The networking equipment maker, whose switches and routers form the backbone of hyperscale data centers, has seen its shares surge 3,218% since 2015, according to company disclosures. The latest leg of that rally comes as cloud providers and large enterprises accelerate spending on AI training and inference infrastructure, a buildout that requires high-bandwidth, low-latency networking gear that Arista specializes in.
"Arista's AI networking revenue is doubling as hyperscalers deploy clusters that require 400-gigabit and 800-gigabit switching fabrics," Mike Santos, an analyst covering data center infrastructure, said. "The company is capturing share in a market that Cisco and Juniper once dominated."
The Santa Clara, California-based company has emerged as a primary beneficiary of the AI capex cycle, competing directly with Cisco Systems Inc. and Juniper Networks Inc. for data center switching contracts. Unlike traditional enterprise networking, AI workloads demand non-blocking fabric architectures that can handle distributed training across thousands of graphics processing units — a technical requirement that plays to Arista's Extensible Operating System (EOS) platform.
Arista's gains reflect a broader shift in the $30 billion data center networking market. Hyperscalers including Amazon Web Services, Microsoft Azure and Google Cloud are projected to spend more than $200 billion combined on AI infrastructure in 2026, according to industry estimates, with networking equipment accounting for roughly 15% to 20% of total data center build costs. Arista's remaining performance obligations — a key forward-looking metric — have grown as customers lock in multiyear supply agreements.
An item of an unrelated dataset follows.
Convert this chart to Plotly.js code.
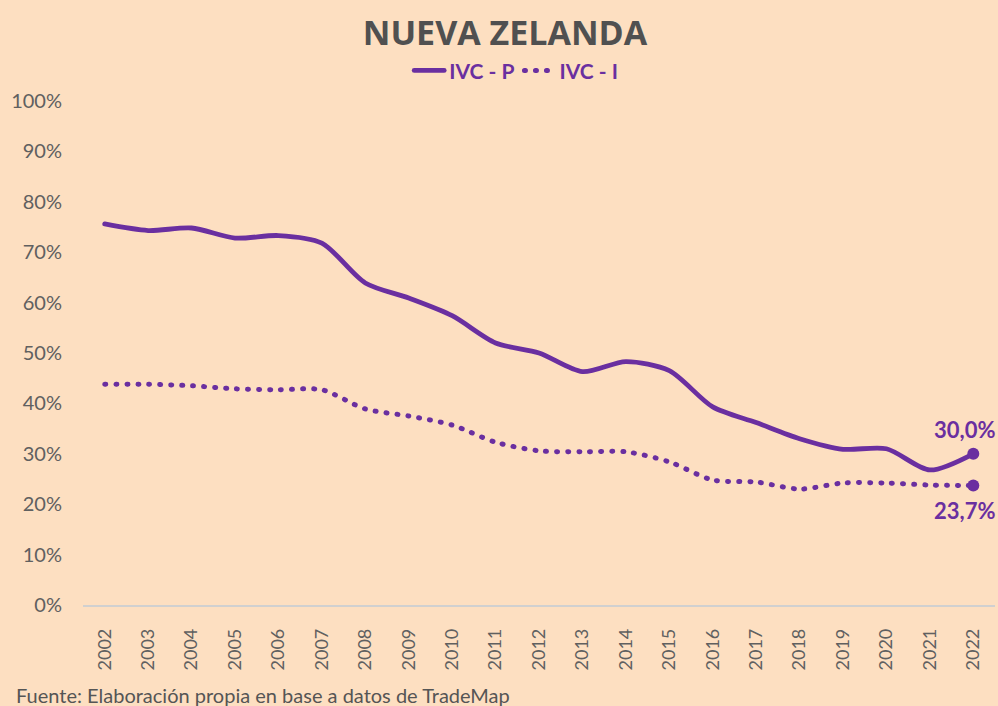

The stock's 3,218% return since 2015 has outpaced every major networking peer, though the pace of gains has raised valuation questions. Arista trades at approximately 35 times forward earnings, a premium to Cisco's 15 times and Juniper's 18 times, reflecting the market's expectation that AI-driven demand will sustain above-industry growth rates. The company's next quarterly report, expected in late July, will provide the clearest signal on whether AI networking momentum is accelerating or plateauing.
This article is for informational purposes only and does not constitute investment advice.